Additionally, we must bear in mind that trust and loyalty factor into the concept of kindness as a virtue. Many of the people we have wronged, especially close friends and family, will struggle to regain their trust in us for the first few months or even years that we are in sobriety. No matter how frustrating this gets, we must still treat them as we would want to be treated. If we are frigid and demanding, their trust may never return. They must see us as people who truly wish to remove our character defects. Once this is achieved, we will be able to take comfort in our support network, for it will be full of people with whom we share a mutual sense of kindness and respect. This will serve to greatly strengthen our sobriety as we move forward.
Learning to Favor Kindness Over Envy
While they were not mentioned excessively in the preceding paragraphs, those we envy will present us with a unique challenge when it comes to the practice of kindness. Furthermore, we will find that kindness can sometimes cause our envy to increase if we are not careful. If we feel a person does not share the attributes that we are trying to develop, it will be exceptionally painful to see this person succeed in social relationships or other pursuits. We may feel that we are more deserving, and our envy will cause our kindness to slip away.
Many confuse envy with jealousy. They are not the same thing, but jealousy is still worthy of mention. When we are jealously guarding our relationship with someone, we are not exhibiting the level of trust required by kindness as defined by the Seven Heavenly Virtues. In some instances, our suspicions may prove accurate. But we never know for sure that this will happen, and it is not worth tanking our relationships on the mere off-chance that we might have been right. Trust and loyalty are essential to maintaining healthy relationships. If said trust turns out to be misplaced, we will eventually find out.
In some cases, we will find it all but impossible to exhibit kindness toward certain people. There are, to be certain, some extreme cases in which people will not merit any demonstration of warmth on our part. The problem is that our resentments can poison our good will toward those who had nothing to do with the circumstances in question. When we are carrying an excessive load of anger in our hearts, we often spew bile at those who are far from deserving of such treatment. In order to let go of this anger and rekindle our sense of kindness and good will toward others, we should remember that the opposite of resentment is gratitude. By attempting to find a lesson that can be learned or an unexpected benefit we stand to gain from whichever circumstance that is troubling us, we can move forward with a much greater sense of positivity.

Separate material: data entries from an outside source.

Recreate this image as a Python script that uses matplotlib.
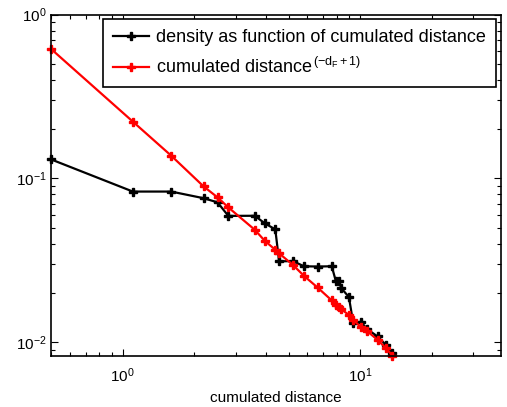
import numpy as np
import matplotlib.pyplot as plt

plt.rcParams['font.family'] = ['Liberation Sans', 'DejaVu Sans']
plt.rcParams['mathtext.fontset'] = 'custom'
plt.rcParams['mathtext.rm'] = 'Liberation Sans'
plt.rcParams['mathtext.it'] = 'Liberation Sans'
plt.rcParams['mathtext.bf'] = 'Liberation Sans:bold'

# cumulated distance (x positions shared by both series)
dist = [0.5, 1.105, 1.602, 2.193, 2.511, 2.788, 3.604, 3.972, 4.396, 4.562,
        5.21, 5.81, 6.62, 7.60, 7.90, 8.16, 8.33, 8.97, 9.36, 10.07,
        10.74, 11.84, 12.83, 13.69]

# density as function of cumulated distance
density = [0.1308, 0.0832, 0.0832, 0.0758, 0.0715, 0.0591, 0.0592, 0.0532,
           0.0489, 0.0312, 0.0313, 0.0291, 0.0290, 0.0291, 0.0237, 0.0236,
           0.0214, 0.0189, 0.01305, 0.01334, 0.0120, 0.01085, 0.00966, 0.00859]

# cumulated distance^(-dF+1)
power_law = [0.618, 0.2225, 0.1379, 0.0895, 0.0767, 0.0666, 0.0486, 0.0416,
             0.0367, 0.0349, 0.0297, 0.0254, 0.0216, 0.0180, 0.0169, 0.0164,
             0.0159, 0.0147, 0.0137, 0.01238, 0.01164, 0.01036, 0.00922, 0.00827]

fig = plt.figure(figsize=(5.07, 4.07), dpi=100)
ax = fig.add_axes([0.1006, 0.1265, 0.8866, 0.8374])

ax.loglog(dist, density, '-', color='black', lw=1.6, marker='P', ms=5.5,
          label='density as function of cumulated distance', clip_on=False)
ax.loglog(dist, power_law, '-', color='red', lw=1.6, marker='P', ms=5.5,
          label=r'cumulated distance$^{\,(-d_F+1)}$', clip_on=False)

ax.set_xlim(0.5, 39)
ax.set_ylim(0.0083, 1.0)
ax.set_xlabel('cumulated distance', fontsize=11, labelpad=4)

ax.tick_params(which='both', direction='in', top=True, right=True, labelsize=11)
ax.tick_params(axis='x', which='both', pad=8)
ax.tick_params(axis='y', which='both', pad=3)
ax.tick_params(which='major', length=5, width=0.8)
ax.tick_params(which='minor', length=3, width=0.8)
for s in ax.spines.values():
    s.set_linewidth(1.2)

leg = ax.legend(loc='upper right', fontsize=13, fancybox=False, framealpha=1,
                edgecolor='black', borderaxespad=0.25, handlelength=2.0,
                handletextpad=0.4, labelspacing=0.6, borderpad=0.55)
leg.get_frame().set_linewidth(1.2)

fig.savefig('out.png', dpi=100)
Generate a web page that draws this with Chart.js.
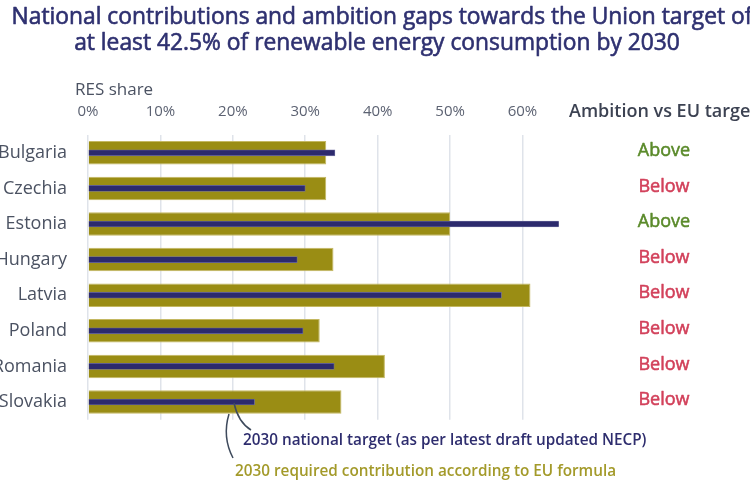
<!DOCTYPE html>
<html>
<head>
<meta charset="utf-8">
<script src="https://cdn.jsdelivr.net/npm/chart.js@4.4.1/dist/chart.umd.min.js"></script>
<style>
  html, body { margin: 0; padding: 0; background: #ffffff; }
  #wrap { width: 750px; height: 481px; position: relative; overflow: hidden; }
</style>
</head>
<body>
<div id="wrap"><canvas id="c" width="750" height="481"></canvas></div>
<script>
// ---- Data ----
const categories = ['Bulgaria', 'Czechia', 'Estonia', 'Hungary', 'Latvia', 'Poland', 'Romania', 'Slovakia'];
const requiredContribution = [32.9, 32.9, 50.0, 33.9, 61.1, 32.0, 41.0, 35.0];
const nationalTarget = [34.1, 30.0, 65.1, 28.9, 57.1, 29.7, 34.0, 23.0];
const ambition = ['Above', 'Below', 'Above', 'Below', 'Below', 'Below', 'Below', 'Below'];
const xTickValues = [0, 10, 20, 30, 40, 50, 60];

const titleLines = [
  'National contributions and ambition gaps towards the Union target of',
  'at least 42.5% of renewable energy consumption by 2030'
];
const axisTitle = 'RES share';
const ambitionHeader = 'Ambition vs EU target';
const nationalLabel = '2030 national target (as per latest draft updated NECP)';
const requiredLabel = '2030 required contribution according to EU formula';

const FONT = '"Open Sans", "Noto Sans", sans-serif';
const NAVY = '#2e2d6e';
const GOLD = '#9a8d14';

function mediumText(ctx, text, x, y, color, strokeW) {
  ctx.fillStyle = color;
  ctx.strokeStyle = color;
  ctx.lineWidth = strokeW;
  ctx.lineJoin = 'round';
  ctx.strokeText(text, x, y);
  ctx.fillText(text, x, y);
}

const overlay = {
  id: 'overlay',
  afterDraw(chart) {
    const ctx = chart.ctx;
    const y = chart.scales.y;
    ctx.save();
    // Title
    ctx.font = '400 22.8px ' + FONT;
    ctx.textAlign = 'center';
    ctx.textBaseline = 'middle';
    mediumText(ctx, titleLines[0], 382, 18, '#2e3070', 0.6);
    mediumText(ctx, titleLines[1], 377, 44, '#2e3070', 0.6);

    // Axis title
    ctx.font = '400 17px ' + FONT;
    ctx.fillStyle = '#4b5262';
    ctx.textAlign = 'left';
    ctx.fillText(axisTitle, 75, 90);

    // Ambition header
    ctx.font = '600 18px ' + FONT;
    ctx.fillStyle = '#3c4252';
    ctx.fillText(ambitionHeader, 569, 112);

    // Ambition labels
    ctx.font = '400 18px ' + FONT;
    ctx.textAlign = 'center';
    ambition.forEach((a, i) => {
      const col = a === 'Above' ? '#5a8a2a' : '#d2405a';
      mediumText(ctx, a, 664, y.getPixelForValue(i) - 2, col, 0.55);
    });

    // Connector lines
    const ySl = y.getPixelForValue(categories.length - 1);
    ctx.strokeStyle = '#3e4a5c';
    ctx.lineWidth = 1.5;
    ctx.beginPath();
    ctx.moveTo(234, ySl + 1);
    ctx.quadraticCurveTo(238, ySl + 20, 251, ySl + 28);
    ctx.stroke();
    ctx.beginPath();
    ctx.moveTo(229, ySl + 12);
    ctx.quadraticCurveTo(222, ySl + 35, 233, ySl + 56);
    ctx.stroke();

    // Annotation texts
    ctx.textAlign = 'left';
    ctx.font = '600 15.3px ' + FONT;
    ctx.fillStyle = NAVY;
    ctx.fillText(nationalLabel, 243, 441);
    ctx.fillStyle = '#a39a2a';
    ctx.fillText(requiredLabel, 235, 472);
    ctx.restore();
  }
};

new Chart(document.getElementById('c'), {
  type: 'bar',
  data: {
    labels: categories,
    datasets: [
      {
        label: 'National target',
        data: nationalTarget,
        backgroundColor: '#2c2a6d',
        borderColor: '#6f6ea0',
        borderWidth: 0.8,
        barThickness: 6,
        grouped: false
      },
      {
        label: 'Required contribution',
        data: requiredContribution,
        backgroundColor: GOLD,
        borderColor: '#c4b862',
        borderWidth: 1,
        barPercentage: 0.66,
        categoryPercentage: 1,
        grouped: false
      }
    ]
  },
  options: {
    indexAxis: 'y',
    responsive: false,
    animation: false,
    devicePixelRatio: 1,
    layout: { padding: { left: 0, right: 191.3, top: 0, bottom: 61.2 } },
    plugins: { legend: { display: false }, tooltip: { enabled: false }, title: { display: false } },
    scales: {
      x: {
        type: 'linear',
        position: 'top',
        min: 0,
        max: 65,
        afterBuildTicks: s => { s.ticks = xTickValues.map(v => ({ value: v })); },
        afterFit: s => { s.height = 135; },
        ticks: {
          callback: v => v + '%',
          font: { family: FONT, size: 15 },
          color: '#5c6272',
          padding: 14,
          maxRotation: 0
        },
        grid: { color: '#dfe3ea', lineWidth: 1.5, drawTicks: false },
        border: { display: false }
      },
      y: {
        type: 'category',
        afterFit: s => { s.width = 88; },
        ticks: {
          font: { family: FONT, size: 18 },
          color: '#4b5262',
          padding: 13
        },
        grid: { display: false },
        border: { display: false }
      }
    }
  },
  plugins: [overlay]
});
</script>
</body>
</html>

Kindness is essential if we wish to lead lives of serenity and happiness. It allows us to overcome our negative emotions, replacing them with far more positive ones. Not only will our relationships with others improve, but we will find over time that we have a far greater image of ourselves as well. This moment, when we can feel the benefits of our own virtuous living, is the moment at which we will find kindness and virtue have started to become second-nature to us.